Butcher Block is a weekly series celebrating horror’s most extreme films and the minds behind them. Dedicated to graphic gore and splatter, each week will explore the dark, the disturbed, and the depraved in horror, and the blood and guts involved. For the films that use special effects of gore as an art form, and the fans that revel in the carnage, this series is for you.
The word “gamechanger” elicits eye rolls when it’s applied to horror, for good reason. It’s too liberally used, diminishing its meaning. But when it comes to Alexandre Aja’s breakout film, High Tension (Haute Tension), that caught France off guard 15 years ago, it’s difficult to avoid the word. There was a rising trend of brutal films steeped in psychosis, extreme violence and sexuality, but up until that point they’d mostly been arthouse films, like Claire Denis’ Trouble Every Day or Gaspar Noé’s Irréversible. High Tension took it to a new level, placing it squarely in the realm of horror. It ushered forth a new wave of extreme horror in France, made TIME magazine’s list of “10 Most Ridiculously Violent Films,” and introduced a new, ruthless voice in genre filmmaking.
Released 15 years ago in France on June 18, 2003, it made waves months later at the Toronto International Film Festival, where Lionsgate acquired rights for North American distribution. They then had to trim many of the gory, vicious death scenes so that the film could be released with an R-rating; it’s uncut form an easy NC-17. While the controversial final act twist remains a huge point of contention for many, Aja delivers a thrill ride that lives up to its apt title. His brand of bloody horror manages to feel fresh while still paying homage to the classics.
Between Aja and his longtime writing partner Gregory Levasseur, they set the tone early with the introduction of The Killer, a creep in a Citroen H pleasuring himself with a severed head that he discards before driving off to find his next victim. He finds Alex’s family farmhouse, where she and best pal Marie are staying to get some studying done for the weekend. Only Marie is still awake as The Killer ruthlessly slices his way inside, graphically decapitates dad and slits open mom’s throat. Not even Alex’s kid brother is safe- though his death was initially written far more graphically than when they shot it. They realized that perhaps having a little boy’s brains splatter the camera when he’s gunned down might be a bit excessive. From there, the plot becomes an intense cat and mouse game as Marie pursues The Killer and her kidnapped friend, anyone caught in the middle be damned.
Aja’s vision is executed to uncomfortable levels thanks to the fantastic makeup and gore effects. That’s because Giannetto De Rossi is the special makeup effects artist. De Rossi has an impressive, lengthy body of work dating back to the early ‘60s, but he really sharpened his talent for gore and viscera working on many of Lucio Fulci’s gory horror films. Zombi 2, The Beyond, and The House by the Cemetery all feature De Rossi’s makeup effects. That the team also consulted with a coroner on blood spray and trajectory, it’s no wonder why the film’s gore feels so harrowing and gruesome.

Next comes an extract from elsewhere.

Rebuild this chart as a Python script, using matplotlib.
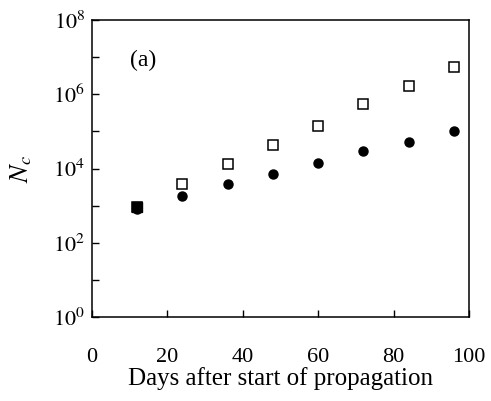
import matplotlib
matplotlib.use("Agg")
import matplotlib.pyplot as plt
from matplotlib.ticker import FixedLocator, FixedFormatter

# data
days = [12, 24, 36, 48, 60, 72, 84, 96]
nc_open = [9.0e2, 3.8e3, 1.3e4, 4.3e4, 1.4e5, 5.4e5, 1.7e6, 5.6e6]
nc_filled = [8.0e2, 1.86e3, 3.8e3, 7.0e3, 1.44e4, 2.9e4, 5.1e4, 1.05e5]

x_ticks = [0, 20, 40, 60, 80, 100]
y_ticks = [10.0 ** k for k in range(0, 9)]
y_labels = [r"$10^{%d}$" % k if k % 2 == 0 else "" for k in range(0, 9)]

plt.rcParams["font.family"] = ["Liberation Serif", "DejaVu Serif"]
plt.rcParams["mathtext.fontset"] = "stix"

fig = plt.figure(figsize=(4.91, 4.01), dpi=100)
ax = fig.add_axes([0.1874, 0.2095, 0.7676, 0.7405])

ax.plot(days, nc_open, linestyle="none", marker="s", markersize=6.5,
        markerfacecolor="white", markeredgecolor="black", markeredgewidth=1.1)
ax.plot(days, nc_filled, linestyle="none", marker="o", markersize=6.5,
        markerfacecolor="black", markeredgecolor="black")
# the first point shows as a filled square (both markers overlap)
ax.plot(days[:1], nc_open[:1], linestyle="none", marker="s", markersize=6.5,
        color="black")

ax.set_yscale("log")
ax.set_xlim(0, 100)
ax.set_ylim(1, 1e8)
ax.yaxis.set_major_locator(FixedLocator(y_ticks))
ax.yaxis.set_major_formatter(FixedFormatter(y_labels))
ax.yaxis.set_minor_locator(FixedLocator([]))
ax.set_xticks(x_ticks)

ax.tick_params(direction="in", length=5, width=1, labelsize=16,
               top=False, right=False, pad=5)
ax.tick_params(axis="x", pad=22)
for s in ax.spines.values():
    s.set_linewidth(1.1)

ax.set_xlabel("Days after start of propagation", fontsize=18, labelpad=0.5)
ax.set_ylabel(r"$N_c$", fontsize=19, labelpad=14)
ax.text(0.1, 0.865, "(a)", transform=ax.transAxes, fontsize=17, va="center")

fig.savefig("out.png", dpi=100)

One of the most squeamish inducing moments of the film is when Alex gets a massive shard of glass stuck in her foot, severing her Achilles tendon. It’s a well-executed gag that induces sympathy pains, but it’s also an homage to The Hills Have Eyes. Aja pays tribute to The Texas Chain Saw Massacre as well, in the chase sequence involving a circular saw. There’s even an ax to the chest in homage to the first movie that traumatized Aja in his youth, The Shining.
The homages and a remarkable plot similarity to Dean Koontz’s Intensity means that High Tension doesn’t seem to wholly original. Yet Aja’s stylistic choices, his unflinching gaze on horror, and a stunning array of practical gore effects by De Rossi made this film something special. The final destination of High Tension’s narrative doesn’t stand up to the nerve-fraying journey to get there, but it’s such a primitive voyage into extreme cinema that it’s ok. That it helped pave the way for a string of extreme horror to come is even better.